1. Apparatus for separation of a floated fraction and an unfloated fraction from an aqueous mineral pulp containing a mixture of particles of both said fractions by froth flotation comprising:
a flotation chamber adapted to contain a relatively quiescent body of said aqueous pulp;
pulp feed pipe extending within the upper portion of said flotation chamber for introducing aqueous pulp into said flotation chamber;
froth overflow means disposed adjacent the upper end of the flotation chamber for discharging therefrom said floated fraction containing floated particles of said aqueous pulp;
an outlet in the lower portion of said flotation chamber for discharging said unfloated fraction of said aqueous pulp;
means including pulp recycle pipe extending within the lower portion of said flotation chamber between said feed pipe and said outlet for recycling at least a portion of said unfloated fraction back into the lower portion of said flotation chamber above said outlet; and
means for introducing a multitude of air bubbles into said recycled portion of said unfloated fraction before it is released into said chamber.
2. Apparatus as claimed in claim 1 wherein said outlet is at the bottom of said flotation chamber and said pulp feed means introduces aqueous pulp into the upper portion of said flotation chamber.
3. Apparatus as claimed in claim 1 wherein said recycling means includes a plurality of distribution nozzles located at generally, horizontally spaced apart positions in the lower portion of and above the bottom of said flotation chamber and through which nozzles said unfloated fraction discharged through said outlet is released into said chamber.
4. Apparatus as claimed in claim 3 wherein said pulp feed means includes a conduit that enters said flotation chamber below said distribution nozzles and extends generally vertically to the upper portion of said chamber and above said distribution nozzles.
5. Apparatus as claimed in claim 4 wherein said pulp feed conduit extends upwardly generally on the vertical center line of said flotation chamber.
6. Apparatus as claimed in claim 5 wherein said distribution nozzles are located on different radius lines and at generally the same distance from the vertical center line of said flotation chamber.
7. Apparatus as claimed in claim 6 wherein means are provided for withdrawing from said apparatus the remainder of the unfloated fraction remaining after recycling said portion thereof back into said chamber.

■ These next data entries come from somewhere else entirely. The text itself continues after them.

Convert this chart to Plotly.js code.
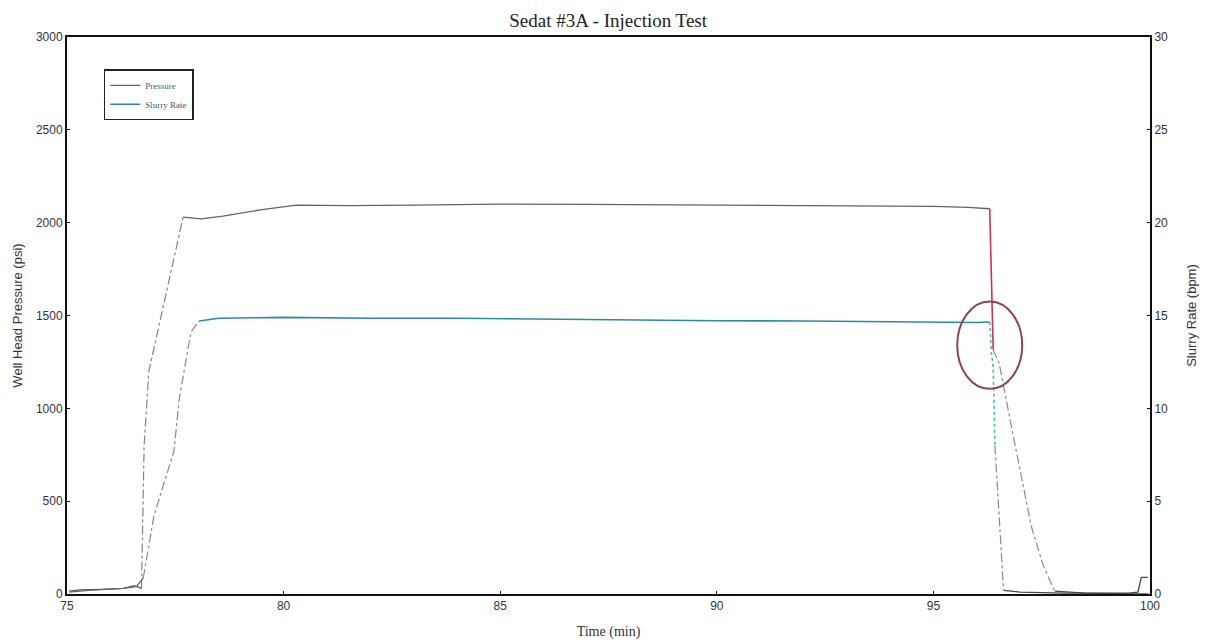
<!DOCTYPE html>
<html>
<head>
<meta charset="utf-8">
<script src="https://cdn.plot.ly/plotly-3.0.1.min.js"></script>
<style>html,body{margin:0;padding:0;background:#fff;}#chart{width:1209px;height:644px;}</style>
</head>
<body>
<div id="chart"></div>
<script>
// ---- Data ----
const pressureTime = [75.05, 75.3, 75.8, 76.3, 76.55, 76.65, 76.72, 76.78, 76.89, 77.24, 77.68, 78.1, 78.6, 79.5, 80.3, 81.5, 83, 85, 87, 89, 91, 93, 95, 95.8, 96.3, 96.38, 96.52, 96.8, 97.26, 97.54, 97.8, 98.5, 99.5, 99.95];
const pressurePsi  = [15, 22, 25, 30, 45, 35, 30, 800, 1200, 1560, 2030, 2020, 2035, 2070, 2095, 2092, 2095, 2100, 2098, 2095, 2093, 2092, 2088, 2082, 2075, 1316, 1241, 902, 365, 150, 15, 5, 0, 0];

const rateTime = [75.05, 75.5, 76.3, 76.6, 76.76, 77.01, 77.47, 77.59, 77.86, 78.05, 78.5, 80, 82, 84, 86, 88, 90, 92, 94, 96.0, 96.3, 96.34, 96.38, 96.42, 96.52, 96.62, 97, 98, 99.5, 99.72, 99.8, 99.95];
const rateBpm  = [0.1, 0.2, 0.3, 0.4, 0.86, 4.25, 7.7, 10.5, 14.1, 14.7, 14.85, 14.9, 14.85, 14.85, 14.8, 14.75, 14.72, 14.7, 14.65, 14.62, 14.65, 13.0, 12.2, 8.0, 4.0, 0.2, 0.1, 0.05, 0.05, 0.1, 0.9, 0.9];

const titleText = "Sedat #3A - Injection Test";
const xTitle = "Time (min)";
const y1Title = "Well Head Pressure (psi)";
const y2Title = "Slurry Rate (bpm)";
const seriesNames = ["Pressure", "Slurry Rate"];

// ---- segment helpers (style only) ----
function seg(xs, ys, i0, i1) { return {x: xs.slice(i0, i1 + 1), y: ys.slice(i0, i1 + 1)}; }
function pIdx(t) { return pressureTime.indexOf(t); }
function rIdx(t) { return rateTime.indexOf(t); }

const traces = [];
function add(s, opts) { traces.push(Object.assign({type: 'scatter', mode: 'lines', x: s.x, y: s.y, showlegend: false, hoverinfo: 'skip'}, opts)); }

// Pressure segments
add(seg(pressureTime, pressurePsi, 0, pIdx(76.72)), {line: {color: '#555', width: 1.3}});
add(seg(pressureTime, pressurePsi, pIdx(76.72), pIdx(77.68)), {line: {color: '#8a7f82', width: 1.2, dash: 'dashdot'}});
add(seg(pressureTime, pressurePsi, pIdx(77.68), pIdx(96.3)), {name: seriesNames[0], showlegend: true, line: {color: '#6a5f63', width: 1.3}});
add(seg(pressureTime, pressurePsi, pIdx(96.3), pIdx(96.38)), {line: {color: '#d0305a', width: 1.6}});
add(seg(pressureTime, pressurePsi, pIdx(96.38), pIdx(97.8)), {line: {color: '#8a8a8a', width: 1.2, dash: 'dashdot'}});
add(seg(pressureTime, pressurePsi, pIdx(97.8), pressureTime.length - 1), {line: {color: '#444', width: 1.3}});

// Rate segments (right axis)
add(seg(rateTime, rateBpm, 0, rIdx(76.76)), {yaxis: 'y2', line: {color: '#666', width: 1.3}});
add(seg(rateTime, rateBpm, rIdx(76.76), rIdx(78.05)), {yaxis: 'y2', line: {color: '#8a8a8a', width: 1.2, dash: 'dashdot'}});
add(seg(rateTime, rateBpm, rIdx(78.05), rIdx(96.3)), {yaxis: 'y2', name: seriesNames[1], showlegend: true, line: {color: '#2a8aa6', width: 1.6}});
add(seg(rateTime, rateBpm, rIdx(96.3), rIdx(96.42)), {yaxis: 'y2', line: {color: '#3cc0b8', width: 1.6, dash: 'dot'}});
add(seg(rateTime, rateBpm, rIdx(96.42), rIdx(96.62)), {yaxis: 'y2', line: {color: '#8a8a8a', width: 1.2, dash: 'dashdot'}});
add(seg(rateTime, rateBpm, rIdx(96.62), rateTime.length - 1), {yaxis: 'y2', line: {color: '#444', width: 1.3}});

const tickFont = {family: 'Liberation Sans, Arial, sans-serif', size: 12, color: '#333'};

const layout = {
  width: 1209, height: 644,
  margin: {l: 67, r: 59, t: 37, b: 50},
  paper_bgcolor: '#fff', plot_bgcolor: '#fff',
  title: {text: titleText, x: 0.503, xanchor: 'center', y: 0.968, yanchor: 'middle',
          font: {family: 'Liberation Serif, Times New Roman, serif', size: 19, color: '#222'}},
  xaxis: {range: [75, 100], tickvals: [75, 80, 85, 90, 95, 100], showgrid: false, zeroline: false,
          showline: true, linecolor: '#111', linewidth: 2, mirror: true, ticks: 'inside', ticklen: 3,
          tickcolor: '#111', tickfont: tickFont,
          title: {text: xTitle, standoff: 14, font: {family: 'Liberation Serif, Times New Roman, serif', size: 14, color: '#333'}}},
  yaxis: {range: [0, 3000], tickvals: [0, 500, 1000, 1500, 2000, 2500, 3000], showgrid: false, zeroline: false,
          showline: true, linecolor: '#111', linewidth: 2, mirror: true, ticks: 'inside', ticklen: 3,
          tickcolor: '#111', tickfont: tickFont,
          title: {text: y1Title, standoff: 10, font: {family: 'Liberation Sans, Arial, sans-serif', size: 13, color: '#333'}}},
  yaxis2: {range: [0, 30], tickvals: [0, 5, 10, 15, 20, 25, 30], overlaying: 'y', side: 'right', showgrid: false,
           zeroline: false, showline: true, linecolor: '#111', linewidth: 2, ticks: 'inside', ticklen: 3,
           tickcolor: '#111', tickfont: tickFont,
           title: {text: y2Title, standoff: 20, font: {family: 'Liberation Sans, Arial, sans-serif', size: 13, color: '#333'}}},
  legend: {x: 0.034, y: 0.942, xanchor: 'left', yanchor: 'top', bgcolor: '#fff', bordercolor: '#222', borderwidth: 1.5,
           font: {family: 'Liberation Serif, serif', size: 9, color: '#4a5a66'}, tracegroupgap: 0, itemwidth: 30},
  shapes: [{type: 'circle', xref: 'x', yref: 'y', x0: 95.55, x1: 97.05, y0: 1105, y1: 1575,
            line: {color: '#8e4452', width: 2}}],
  showlegend: true
};

Plotly.newPlot('chart', traces, layout, {staticPlot: true, displayModeBar: false});
</script>
</body>
</html>
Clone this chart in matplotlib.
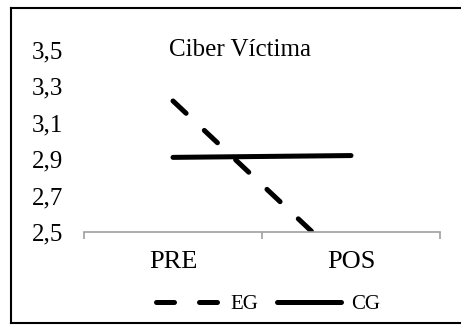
import matplotlib.pyplot as plt
from matplotlib.lines import Line2D

# datos
momentos = ["PRE", "POS"]
eg = [3.22, 2.30]
cg = [2.91, 2.92]
yticks = [2.5, 2.7, 2.9, 3.1, 3.3, 3.5]
titulo = "Ciber Víctima"

plt.rcParams['font.family'] = ['Liberation Serif', 'DejaVu Serif']

fig = plt.figure(figsize=(4.61, 3.25), dpi=100)
ax = fig.add_axes([84/461, 1-232/325, 356/461, 182/325])

x = range(len(momentos))
ax.plot(x, eg, color='black', lw=3.6, linestyle=(0, (3.6, 5.0)),
        dash_capstyle='round', solid_capstyle='round', label='EG')
ax.plot(x, cg, color='black', lw=3.6, solid_capstyle='round', label='CG')

ax.set_xlim(-0.5, 1.5)
ax.set_ylim(2.5, 3.5)
ax.set_yticks(yticks)
ax.set_yticklabels([f"{v:.1f}".replace('.', ',') for v in yticks], fontsize=18)
ax.tick_params(axis='y', length=0, pad=15)

ax.set_xticks(list(x))
ax.set_xticklabels(momentos, fontsize=19)
ax.set_xticks([-0.5, 0.5, 1.5], minor=True)
ax.tick_params(axis='x', which='major', length=0, pad=14)
ax.tick_params(axis='x', which='minor', length=5, width=1.2, color='#a0a0a0')

for s in ['top', 'right', 'left']:
    ax.spines[s].set_visible(False)
ax.spines['bottom'].set_color('#a0a0a0')
ax.spines['bottom'].set_linewidth(1.2)

fig.text(240/461, 1-50/325, titulo, fontsize=18, ha='center', va='center')

fig.legend(loc='center', bbox_to_anchor=(268/461, 1-304/325), ncol=2,
           frameon=False, fontsize=15, handlelength=3.1, handletextpad=0.45,
           columnspacing=0.9)

# marco
borde = dict(color='black', lw=1.5, transform=fig.transFigure)
fig.add_artist(Line2D([11/461, 11/461], [1-8/325, 1-323/325], **borde))
fig.add_artist(Line2D([11/461, 1], [1-8/325, 1-8/325], **borde))
fig.add_artist(Line2D([11/461, 1], [1-323/325, 1-323/325], **borde))

fig.savefig("out.png", dpi=100)
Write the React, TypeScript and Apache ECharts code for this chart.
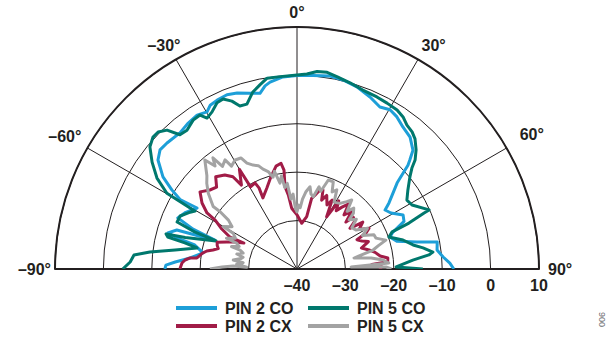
import React, { useEffect, useRef } from "react";
import * as echarts from "echarts";

// Radiation pattern, angle in degrees and level in dB: [angle, dB]
const PIN2_CO: [number, number][] = [
  [-90, -12.7], [-88.3, -12.9], [-86.7, -14.8], [-84.1, -17.8], [-80.3, -20.3], [-76.8, -18.3],
  [-75.5, -14.5], [-74.4, -12.3], [-72, -13.9], [-70.7, -22.0], [-69, -17], [-66.8, -13.2],
  [-63, -14.2], [-58.6, -15.8], [-59.3, -11.9], [-57.7, -9.4], [-55.5, -6.4], [-51.9, -3.5],
  [-49, -2.5], [-45.9, -2.6], [-40.7, -2.9], [-36.7, -2.4], [-33, -2.1], [-29.8, -2.6],
  [-27.9, -1.7], [-25.3, -1.4], [-21.9, -1.2], [-18.8, -1.6], [-15, -2.4], [-11.9, -2.9],
  [-9.9, -1.6], [-8.2, -1.0], [-4.2, -0.2], [0, 0], [4.7, 0.1], [9.7, 0.45], [13.7, 0.2],
  [18.2, -0.4], [23, -1.4], [27.1, -2.4], [30.3, -1.9], [33.3, -2.4], [36.7, -3.4], [40.6, -4.1],
  [44.3, -5.7], [46, -7.6], [46.9, -8.6], [49.3, -12.7], [54.3, -16.6], [56.2, -18.1],
  [59.2, -17.4], [63, -15.4], [66, -15.8], [69, -18.8], [71, -19.7], [74.4, -18.6], [77.3, -14.6],
  [79.1, -10.5], [82.3, -10.8], [85.3, -9.7], [87.8, -8.4], [90, -7.6],
];

const PIN5_CO: [number, number][] = [
  [-90, -4.0], [-87.6, -5.5], [-85.1, -6.2], [-83.4, -9.4], [-81.1, -14.5], [-78.1, -18.9],
  [-76.9, -16.2], [-76.1, -12.5], [-75, -12.0], [-74.3, -16.0], [-70.9, -22.3], [-70.1, -17.6],
  [-68.6, -13.4], [-65.6, -13.5], [-62, -15], [-60.4, -15.8], [-59.8, -8.9], [-57, -5.5],
  [-53.6, -2.8], [-50.3, -0.5], [-47.5, 0.35], [-45.4, 0.3], [-43.1, -0.7], [-41.1, -3.2],
  [-38.4, -3.4], [-34.9, -2.5], [-32.2, -2.4], [-30.8, -3.7], [-28.4, -3.1], [-25.7, -1.9],
  [-23.5, -1.7], [-21.2, -2.8], [-19.3, -4.3], [-16.9, -4.4], [-14, -2.3], [-11.4, -1.2],
  [-8.9, -0.1], [-5, -0.1], [0, 0.1], [2.9, 0.35], [5.8, 1.0], [8.7, 1.1], [11.7, 0.6],
  [15.9, 0.0], [20.2, -0.6], [24.9, -0.8], [28.5, -1.0], [32.2, -1.2], [34.9, -1.7], [37.4, -2.6],
  [40, -3.0], [42.2, -3.7], [45, -5.2], [47.3, -6.8], [48.7, -8.4], [50.8, -9.9], [54.6, -11.9],
  [57.9, -13.2], [60.9, -12.8], [65.9, -10.1], [66.2, -11.3], [67.7, -15.0], [68.7, -18.9],
  [70.8, -19.9], [74.7, -17.3], [78.3, -15.5], [80.5, -13.6], [82.9, -11.7], [83.9, -12.6],
  [85.6, -16.0], [88.8, -19.5], [90, -14],
];

const PIN2_CX: [number, number][] = [
  [-90, -15.8], [-87, -16.2], [-85.4, -16.8], [-84.1, -17.8], [-83.7, -19.2], [-80.5, -20.2],
  [-78.7, -21.0], [-77.3, -22.2], [-75.5, -23.2], [-73.5, -22.8], [-71.4, -22.6], [-69, -24.5],
  [-66.5, -26.0], [-64, -27.8], [-64.6, -24.7], [-62, -22.4], [-59.1, -20.3], [-58.1, -18.1],
  [-55.2, -16.1], [-51.5, -14.4], [-47.8, -15.7], [-44.5, -16.3], [-41.4, -14.6], [-37.5, -15.5],
  [-34.8, -16.8], [-33.5, -19.2], [-30, -16.2], [-29.5, -20.5], [-26, -20.2], [-25.1, -21.5],
  [-25.6, -23.7], [-20.3, -22.1], [-15.8, -20.2], [-11.5, -18.3], [-8.6, -17.9], [-7.5, -19.4],
  [-8.3, -22.8], [-6.7, -24.6], [-5, -27.4], [0, -28.8], [5.9, -30.5], [10.5, -29], [11.7, -25.1],
  [13.7, -24.3], [16.2, -23], [18.2, -22.8], [19.7, -24.9], [22, -23.6], [25.1, -25.4], [27, -24.0],
  [29.6, -27.6], [30.7, -25.8], [31.5, -23.5], [34, -25.5], [36, -24.2], [38.5, -22.8], [41, -25.2],
  [43.5, -23.6], [46.2, -26.0], [47.5, -24.2], [50.5, -24.6], [52.5, -26.2], [54.5, -23.3],
  [57.5, -24.8], [60.5, -22.9], [62.4, -23.9], [64, -26.2], [66.7, -25.4], [69, -24.2], [72, -26.0],
  [75.2, -24.6], [78, -23.5], [81.1, -22.6], [83.1, -21.1], [85.4, -21.2], [86.5, -24.5],
  [88.5, -22.5], [90, -23],
];

const PIN5_CX: [number, number][] = [
  [-90, -22], [-88.5, -24.5], [-87.3, -26.8], [-88, -29.6], [-85.5, -27.5], [-83.3, -28.8],
  [-82, -26.7], [-79.5, -28.2], [-77.7, -28.6], [-76, -27.2], [-73.5, -28.4], [-71.6, -27.6],
  [-71.1, -25.7], [-68.8, -27.2], [-66.9, -26.5], [-66.4, -24.1], [-63.5, -25.8], [-60.7, -24.9],
  [-60.1, -22.4], [-57, -24.0], [-54.5, -22.6], [-53.3, -20.2], [-53.3, -18.4], [-49.5, -15.9],
  [-46.5, -14.3], [-44, -13.2], [-40.2, -10.5], [-38.5, -12.8], [-37.1, -11.2], [-36, -13.8],
  [-33.4, -13], [-32.5, -14.8], [-29.6, -14.1], [-26.8, -14.3], [-25.3, -15.8], [-22.9, -16.7],
  [-20.5, -17.2], [-18.8, -18.2], [-16.5, -19.0], [-14.6, -20.4], [-13, -19.3], [-11.2, -21.9],
  [-9.5, -20.5], [-8.5, -23], [-6.5, -22.2], [-5, -25.5], [-3, -24.5], [-1.5, -27.5], [0, -28.2],
  [1.5, -26.8], [3, -27.3], [4.5, -25.5], [6.5, -24.0], [9, -22.8], [10.5, -24.2], [12.7, -24.7],
  [15, -22.4], [17, -23.2], [19.4, -20.5], [22.6, -20.5], [24.5, -22.5], [26.7, -21.7], [29, -24.2],
  [33.2, -23.8], [36.4, -22.7], [38.4, -21.8], [41, -24.2], [43, -22.8], [45.3, -23.6],
  [46.7, -25.2], [50, -24], [53, -25.8], [56.5, -25.4], [60, -23.2], [63, -24.8], [66, -22.6],
  [68.6, -22.5], [72, -20.7], [74, -22.5], [76, -23.8], [79.1, -28], [81.5, -24.5], [84, -22.1],
  [86.3, -21], [87.9, -28.8], [88.7, -21.6], [90, -20.5],
];

const SERIES_NAMES = ["PIN 2 CO", "PIN 5 CO", "PIN 2 CX", "PIN 5 CX"];
const SERIES_COLORS = ["#1d9fd8", "#00786d", "#a11c47", "#a3a3a3"];
const SERIES_DATA = [PIN2_CO, PIN5_CO, PIN2_CX, PIN5_CX];

const ANGLE_MIN = -90;
const ANGLE_MAX = 90;
const ANGLE_STEP = 30;
const DB_MIN = -40;
const DB_MAX = 10;
const DB_STEP = 10;

const INK = "#231f20";
const FONT = "'Liberation Sans', Arial, Helvetica, sans-serif";

const signed = (v: number) => (v < 0 ? "\u2013" + Math.abs(v) : String(v));

// legend slot for each series: [left, top]
const LEGEND_SLOTS: [number, number][] = [
  [176, 300],
  [308, 300],
  [176, 318],
  [308, 318],
];

// per-label nudges for the angle labels: padding [top, right, bottom, left]
const ANGLE_LABEL_PAD: Record<string, number[]> = {
  n90: [0, -3, 0, 0],
  n60: [0, 0, 0, 0],
  n30: [0, -8, 0, 0],
  z0: [0, 0, 0, 0],
  p30: [0, 0, 0, 0],
  p60: [0, 0, 2, 7],
  p90: [0, 0, 0, 2],
};
const labelKey = (v: number) => (v < 0 ? "n" + -v : v === 0 ? "z0" : "p" + v);

export default function App() {
  const ref = useRef<HTMLDivElement>(null);

  useEffect(() => {
    if (!ref.current) return;
    const chart = echarts.init(ref.current, undefined, { renderer: "svg" });
    const cx = 297;
    const cy = 269;
    const R = 242;

    const labelFont = {
      fontSize: 16,
      fontWeight: "bold" as const,
      color: INK,
      fontFamily: FONT,
    };

    const rich: Record<string, object> = {};
    Object.keys(ANGLE_LABEL_PAD).forEach((k) => {
      rich[k] = { ...labelFont, padding: ANGLE_LABEL_PAD[k] };
    });

    chart.setOption({
      animation: false,
      backgroundColor: "#ffffff",
      polar: { center: [cx, cy], radius: R },
      angleAxis: {
        type: "value",
        min: ANGLE_MIN,
        max: ANGLE_MAX,
        interval: ANGLE_STEP,
        startAngle: 180,
        endAngle: 0,
        clockwise: true,
        axisLine: { show: true, lineStyle: { color: INK, width: 2 } },
        axisTick: { show: false },
        splitLine: { show: true, lineStyle: { color: INK, width: 1 } },
        axisLabel: {
          ...labelFont,
          margin: 7,
          formatter: (v: number) => `{${labelKey(v)}|${signed(v)}\u00b0}`,
          rich,
        },
      },
      radiusAxis: {
        type: "value",
        min: DB_MIN,
        max: DB_MAX,
        interval: DB_STEP,
        axisLine: { show: true, lineStyle: { color: INK, width: 2 } },
        axisTick: { show: false },
        axisLabel: { show: false },
        splitLine: { show: true, lineStyle: { color: INK, width: 1 } },
      },
      grid: {
        left: cx,
        width: R,
        top: cy - 1,
        height: 1,
        outerBoundsMode: "none",
        containLabel: false,
      },
      xAxis: {
        type: "value",
        min: DB_MIN,
        max: DB_MAX,
        interval: DB_STEP,
        axisLine: { show: true, onZero: false, lineStyle: { color: INK, width: 2 } },
        axisTick: { show: false },
        splitLine: { show: false },
        axisLabel: {
          ...labelFont,
          margin: 8,
          formatter: (v: number) => signed(v),
        },
      },
      yAxis: { type: "value", show: false, min: 0, max: 1 },
      legend: SERIES_NAMES.map((name, i) => ({
        data: [name],
        left: LEGEND_SLOTS[i][0],
        top: LEGEND_SLOTS[i][1],
        icon: "rect",
        itemWidth: 41,
        itemHeight: 4,
        padding: 0,
        selectedMode: false,
        textStyle: { ...labelFont, padding: [0, 0, 0, 3] },
      })),
      graphic: [
        {
          type: "text",
          x: 597,
          y: 327,
          rotation: Math.PI / 2,
          style: { text: "006", fontSize: 9, fill: "#6d6e71", fontFamily: FONT },
        },
      ],
      series: SERIES_DATA.map((pts, i) => ({
        name: SERIES_NAMES[i],
        type: "line",
        coordinateSystem: "polar",
        symbol: "none",
        color: SERIES_COLORS[i],
        lineStyle: { width: 3, color: SERIES_COLORS[i], join: "round" },
        data: pts.map(([a, db]) => [db, a]),
        z: 3,
      })),
    });

    return () => chart.dispose();
  }, []);

  return (
    <div
      ref={ref}
      style={{ position: "fixed", left: 0, top: 0, width: 614, height: 337, background: "#fff" }}
    />
  );
}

8. Apparatus as claimed in claim 7 wherein said recycling means includes a recycle manifold and a plurality of pipes connecting each of said distribution nozzles to said manifold, said pipes entering said chamber through the bottom thereof and extending generally vertically upward to discharge into the lower portion of said flotation chamber.
9. Apparatus as claimed in claim 8 wherein said pipes are equipped with means for entraining air into the recycled unfloated fraction passing through said pipes.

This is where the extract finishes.